A ce moment-là, j'ai placé dans l'enseignement libre, mon fils à l'Enclos Saint-François, où il prend la suite du fils de Lattre et du prince Rainier - du beau monde quoi ! Personnellement, après mon prix de catéchisme, je me suis mis à réfléchir et quelques années après, suis devenu agnostique; mais il me fallait mettre là mon fils, parce qu'il se produit quotidiennement au lycée de Montpellier un véritable scandale : un professeur arrive éméché dès le matin et déclenche la chienlit... J'ai demandé aussitôt à l'inspecteur d'académie qu'il soit mis fin à ses fonctions. Il me fait comprendre que cela ne se fait pas, et mon ami Pupponi, président des Intellectuels, d'ailleurs professeur remarquable et très respecté de ses élèves, se précipite en disant: « Dans l'enseignement, vous n'avez le droit de toucher à personne ... » Et il me donne comme argument que, dans son lycée, on s'est douté de ses activités sous l'occupation, mais qu'il n'a jamais eu l'impression de pouvoir être l'objet d'une dénonciation. Mais cela ne fait pas mon affaire, et, après négociations avec la famille de l'intéressé, je mettrai celui-ci en résidence assignée dans l'Aude.

Mes deux enfants vont d’ailleurs être pensionnaires dans des établissements religieux, puisque ma fille est pensionnaire à l’institut Alzon à Nîmes.

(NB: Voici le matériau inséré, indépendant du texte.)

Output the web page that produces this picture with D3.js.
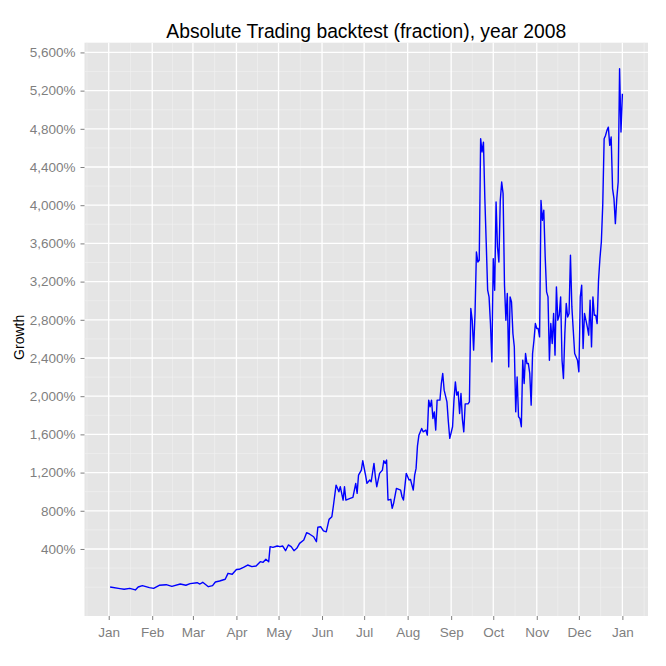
<!DOCTYPE html>
<html>
<head>
<meta charset="utf-8">
<script src="https://cdn.jsdelivr.net/npm/d3@7"></script>
<style>
  html, body { margin: 0; padding: 0; background: #ffffff; }
  svg { display: block; font-family: "Liberation Sans", Arial, Helvetica, sans-serif; }
</style>
</head>
<body>
<svg id="chart" width="666" height="666"></svg>
<script>
// ---------- data ----------
const titleText = "Absolute Trading backtest (fraction), year 2008";
const yLabel = "Growth";

const dates = [
  "2008-01-02","2008-01-09","2008-01-12","2008-01-16","2008-01-20","2008-01-22","2008-01-25","2008-01-30",
  "2008-02-02","2008-02-06","2008-02-11","2008-02-15","2008-02-21","2008-02-25","2008-02-28",
  "2008-03-04","2008-03-06","2008-03-08","2008-03-12","2008-03-15","2008-03-17","2008-03-20","2008-03-24","2008-03-26","2008-03-29",
  "2008-04-01","2008-04-03","2008-04-06","2008-04-09","2008-04-12","2008-04-15","2008-04-18","2008-04-20","2008-04-22","2008-04-24","2008-04-25","2008-04-27","2008-04-30",
  "2008-05-02","2008-05-04","2008-05-06","2008-05-08","2008-05-10","2008-05-12","2008-05-14","2008-05-16","2008-05-19","2008-05-21","2008-05-23","2008-05-26","2008-05-28","2008-05-29","2008-05-31",
  "2008-06-02","2008-06-04","2008-06-06","2008-06-08","2008-06-09","2008-06-11","2008-06-13","2008-06-14","2008-06-16","2008-06-17","2008-06-18","2008-06-21","2008-06-23","2008-06-25","2008-06-26","2008-06-27","2008-06-29","2008-06-30",
  "2008-07-02","2008-07-03","2008-07-05","2008-07-06","2008-07-08","2008-07-09","2008-07-10","2008-07-12","2008-07-14","2008-07-15","2008-07-16","2008-07-17","2008-07-18","2008-07-20","2008-07-21","2008-07-22","2008-07-24","2008-07-27","2008-07-28","2008-07-29","2008-07-31",
  "2008-08-02","2008-08-03","2008-08-05","2008-08-06","2008-08-07","2008-08-08","2008-08-09","2008-08-11","2008-08-12","2008-08-14","2008-08-15","2008-08-16","2008-08-17","2008-08-18","2008-08-19","2008-08-20","2008-08-21","2008-08-22","2008-08-24","2008-08-25","2008-08-26","2008-08-27","2008-08-29","2008-08-30","2008-08-31",
  "2008-09-02","2008-09-03","2008-09-04","2008-09-05","2008-09-06","2008-09-07","2008-09-08","2008-09-09","2008-09-10","2008-09-11","2008-09-13","2008-09-14","2008-09-15","2008-09-16","2008-09-17","2008-09-18","2008-09-19","2008-09-20","2008-09-21","2008-09-22","2008-09-23","2008-09-24","2008-09-25","2008-09-26","2008-09-27","2008-09-28","2008-09-29","2008-09-30",
  "2008-10-01","2008-10-02","2008-10-03","2008-10-04","2008-10-05","2008-10-06","2008-10-07","2008-10-08","2008-10-09","2008-10-10","2008-10-11","2008-10-12","2008-10-13","2008-10-14","2008-10-15","2008-10-16","2008-10-17","2008-10-18","2008-10-19","2008-10-20","2008-10-21","2008-10-22","2008-10-23","2008-10-24","2008-10-25","2008-10-26","2008-10-27","2008-10-28","2008-10-29","2008-10-30","2008-10-31",
  "2008-11-01","2008-11-02","2008-11-03","2008-11-04","2008-11-05","2008-11-06","2008-11-07","2008-11-08","2008-11-09","2008-11-10","2008-11-11","2008-11-12","2008-11-13","2008-11-14","2008-11-15","2008-11-16","2008-11-17","2008-11-18","2008-11-19","2008-11-20","2008-11-21","2008-11-22","2008-11-23","2008-11-24","2008-11-25","2008-11-26","2008-11-27","2008-11-28","2008-11-30",
  "2008-12-01","2008-12-02","2008-12-03","2008-12-04","2008-12-05","2008-12-06","2008-12-07","2008-12-08","2008-12-09","2008-12-10","2008-12-11","2008-12-12","2008-12-13","2008-12-14","2008-12-15","2008-12-16","2008-12-17","2008-12-18","2008-12-19","2008-12-20","2008-12-21","2008-12-22","2008-12-23","2008-12-24","2008-12-25","2008-12-26","2008-12-27","2008-12-28","2008-12-29","2008-12-30","2008-12-31",
  "2009-01-01"
];

// growth in percent
const growth = [
  2,-15,-22,-12,-29,2,16,-5,
  -12,20,26,9,33,20,37,
  47,33,51,5,16,54,65,83,145,135,
  185,187,208,232,215,222,267,260,292,267,424,417,431,
  424,431,382,442,424,382,407,459,494,570,557,528,476,627,633,
  590,580,710,738,842,1069,999,1052,912,1052,912,930,940,1087,982,1174,1226,1324,
  1174,1087,1122,1104,1296,1156,1052,1192,1226,1324,1296,1331,912,920,826,878,1035,1017,947,912,1192,
  1122,1129,1017,1174,1244,1480,1590,1662,1627,1645,1592,1959,1889,1959,1767,1836,1645,1959,1959,2133,2238,2063,1941,1732,1558,
  1680,1959,2150,2011,2046,1819,2029,1760,1627,1920,1920,1940,2918,2796,2482,2866,3510,3406,3424,4697,4557,4661,4069,3598,3110,3040,2761,2359,
  3441,3110,4034,3563,3406,4051,4243,4121,3162,2796,3075,2307,3040,2987,2657,2516,1836,2202,1784,1767,1680,2377,2133,2447,2342,2342,2238,1906,2447,2586,2761,
  2709,2709,2621,4051,3842,3947,3458,3092,3040,2377,2761,2552,2866,2430,3145,2796,2848,3040,2377,2186,2657,2971,2830,2866,3476,2935,2691,2447,2377,
  2255,3040,3162,2500,2866,2796,2726,2639,3005,2516,3040,2848,2848,2761,3214,3441,3615,4000,4697,4731,4784,4818,4627,4714,4174,4069,3807,4069,4243,5429,4766,
  5167
];

const yTicks = [400,800,1200,1600,2000,2400,2800,3200,3600,4000,4400,4800,5200,5600];
const yMinor = [0,200,600,1000,1400,1800,2200,2600,3000,3400,3800,4200,4600,5000,5400];
const xTicks = ["2008-01-01","2008-02-01","2008-03-01","2008-04-01","2008-05-01","2008-06-01","2008-07-01",
                "2008-08-01","2008-09-01","2008-10-01","2008-11-01","2008-12-01","2009-01-01"];
const xTickLabels = ["Jan","Feb","Mar","Apr","May","Jun","Jul","Aug","Sep","Oct","Nov","Dec","Jan"];

// ---------- layout ----------
const W = 666, H = 666;
const panel = { left: 84.5, right: 648, top: 42.7, bottom: 616 };

const parse = d3.timeParse("%Y-%m-%d");
const data = dates.map((d, i) => ({ date: parse(d), value: growth[i] }));

const xExt = d3.extent(data, d => d.date);
const xSpan = xExt[1] - xExt[0];
const x = d3.scaleTime()
  .domain([new Date(+xExt[0] - 0.05 * xSpan), new Date(+xExt[1] + 0.05 * xSpan)])
  .range([panel.left, panel.right]);

const yExt = d3.extent(growth);
const ySpan = yExt[1] - yExt[0];
const y = d3.scaleLinear()
  .domain([yExt[0] - 0.05 * ySpan, yExt[1] + 0.05 * ySpan])
  .range([panel.bottom, panel.top]);

const svg = d3.select("#chart");
svg.append("rect").attr("width", W).attr("height", H).attr("fill", "#ffffff");

// panel background
svg.append("rect")
  .attr("x", panel.left).attr("y", panel.top)
  .attr("width", panel.right - panel.left).attr("height", panel.bottom - panel.top)
  .attr("fill", "#e5e5e5");

const grid = svg.append("g");
const xTickDates = xTicks.map(parse);
const xMinor = [];
for (let i = 0; i < xTickDates.length - 1; i++) {
  xMinor.push(new Date((+xTickDates[i] + +xTickDates[i + 1]) / 2));
}
xMinor.unshift(new Date(+xTickDates[0] - (+xTickDates[1] - +xTickDates[0]) / 2));
xMinor.push(new Date(+xTickDates[xTickDates.length - 1] + (+xTickDates[1] - +xTickDates[0]) / 2));

const xd = x.domain(), yd = y.domain();
grid.selectAll(".ymin").data(yMinor.filter(v => v > yd[0] && v < yd[1])).join("line")
  .attr("x1", panel.left).attr("x2", panel.right)
  .attr("y1", d => y(d)).attr("y2", d => y(d))
  .attr("stroke", "#f2f2f2").attr("stroke-width", 0.6);
grid.selectAll(".xmin").data(xMinor.filter(d => d > xd[0] && d < xd[1])).join("line")
  .attr("y1", panel.top).attr("y2", panel.bottom)
  .attr("x1", d => x(d)).attr("x2", d => x(d))
  .attr("stroke", "#f2f2f2").attr("stroke-width", 0.6);
grid.selectAll(".ymaj").data(yTicks).join("line")
  .attr("x1", panel.left).attr("x2", panel.right)
  .attr("y1", d => y(d)).attr("y2", d => y(d))
  .attr("stroke", "#ffffff").attr("stroke-width", 1.3);
grid.selectAll(".xmaj").data(xTickDates).join("line")
  .attr("y1", panel.top).attr("y2", panel.bottom)
  .attr("x1", d => x(d)).attr("x2", d => x(d))
  .attr("stroke", "#ffffff").attr("stroke-width", 1.3);

// line
const line = d3.line().x(d => x(d.date)).y(d => y(d.value));
svg.append("path").datum(data)
  .attr("d", line)
  .attr("fill", "none")
  .attr("stroke", "#0000ff")
  .attr("stroke-width", 1.4)
  .attr("stroke-linejoin", "round");

// axes
const fmt = d3.format(",");
const yAxis = d3.axisLeft(y).tickValues(yTicks).tickFormat(d => fmt(d) + "%").tickSize(4).tickPadding(5);
const gy = svg.append("g").attr("transform", `translate(${panel.left},0)`).call(yAxis);
const xAxis = d3.axisBottom(x).tickValues(xTickDates).tickFormat((d, i) => xTickLabels[i]).tickSize(4).tickPadding(7);
const gx = svg.append("g").attr("transform", `translate(0,${panel.bottom})`).call(xAxis);

[gx, gy].forEach(g => {
  g.select(".domain").remove();
  g.selectAll(".tick line").attr("stroke", "#7f7f7f").attr("stroke-width", 1);
  g.selectAll(".tick text").attr("fill", "#7f7f7f")
    .style("font-size", "13.5px")
    .style("font-family", "'Liberation Sans', Arial, Helvetica, sans-serif");
});

// title
svg.append("text")
  .attr("x", (panel.left + panel.right) / 2)
  .attr("y", 38)
  .attr("text-anchor", "middle")
  .attr("fill", "#000000")
  .style("font-size", "19.3px")
  .text(titleText);

// y label
svg.append("text")
  .attr("transform", `translate(24,${(panel.top + panel.bottom) / 2 + 8}) rotate(-90)`)
  .attr("text-anchor", "middle")
  .attr("fill", "#000000")
  .style("font-size", "14px")
  .text(yLabel);
</script>
</body>
</html>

Naturellement les laïcs ont sursauté, et on me prépare une motion sur l'air: « Les fonctionnaires de la République doivent avoir leurs enfants dans les établissements de l'État. » L'encre n'est pas encore sèche que j'arrive chez eux et leur demande s'ils connaissaient le nombre d'enfants juifs protégés par les établissements confessionnels, et s'ils ont su où les professeurs d'État épurés par Vichy ont bien souvent trouvé des postes. Cela ne va pas plus loin.

Les évêques de ma région ont été vichyssois, comme la majo­rité du clergé français. Dans la Lozère, il faudra même dépo­ser l'un d'entre eux, Mgr Auvity, et le placer chez des bonnes sœurs de l'Aveyron. Mais il ne se résigne pas, tempête, bat le rappel des autorités ecclésiastiques, et, pour plus de sécurité, fait adresser son courrier à l'adresse d'une maison de fleurs et d'ornements d'église de Rodez, d'où on fait suivre .

J'ai eu un jour entre les mains la copie d'une lettre qui lui était envoyée. Elle m'a été transmise par le contrôle postal. Personnellement, je n'ai jamais demandé la surveillance du courrier de quiconque, mais nous étions en temps de guerre, et ces sondages étaient parfaitement normaux. On trouvera dans les annexes de ce livre, le texte complet de la lettre en question, où sont exprimées les positions de l'Église de France : pour défendre ses évêques, pour développer l'enseignement libre ... pour mesurer les concessions. Mais tout de suite, je ne résiste pas au plaisir d'en extraire quelques lignes :

 « […] Cependant, ajoute le nonce (il s'agit de Mgr Roncalli qui sera quelques années plus tard l'admirable pape Jean XXIII) il y a deux questions : celle de l'épiscopat qui me tient à cœur car les évêques sont mes frères, et celle de l'enseignement, qui me tient à la tête, parce qu'elle est en effet capitale et même plus importante que celle des évêques. D'ailleurs les deux questions sont soudées et liées intimement.

«  Croyez bien, et dites que, dans cette passe difficile, le pape, déjà informé par Mgr Valerio Valeri, qui connaît bien la France, et par la seule administration ecclésiastique de France, aura le dernier mot. Mais on ne peut préjuger encore quel sera ce dernier mot, et s'il y aura des sacrifices demandés. » Après avoir longuement cité le nonce, le signataire de la lettre continue :

« Le problème de l'enseignement est extrêmement délicat lui aussi. Le cardinal (Mgr Suhard) m'a raconté à ce sujet sa longue audience avec le général de Gaulle […] Si jamais les subven­tions sont maintenues, elles ne passeront jamais plus par les évêques. » […]

Anatole France a-t-il jamais mieux fait parler ses prélats?

Enfin, j'ai tenu à aller voir personnellement l'archevêque de Toulouse, Mgr Saliège, grande figure de la Résistance sous l'occupation. A mon retour, un compte rendu de cette visite est donné dans la presse régionale; je sais qu'il sera lu par mes évêques.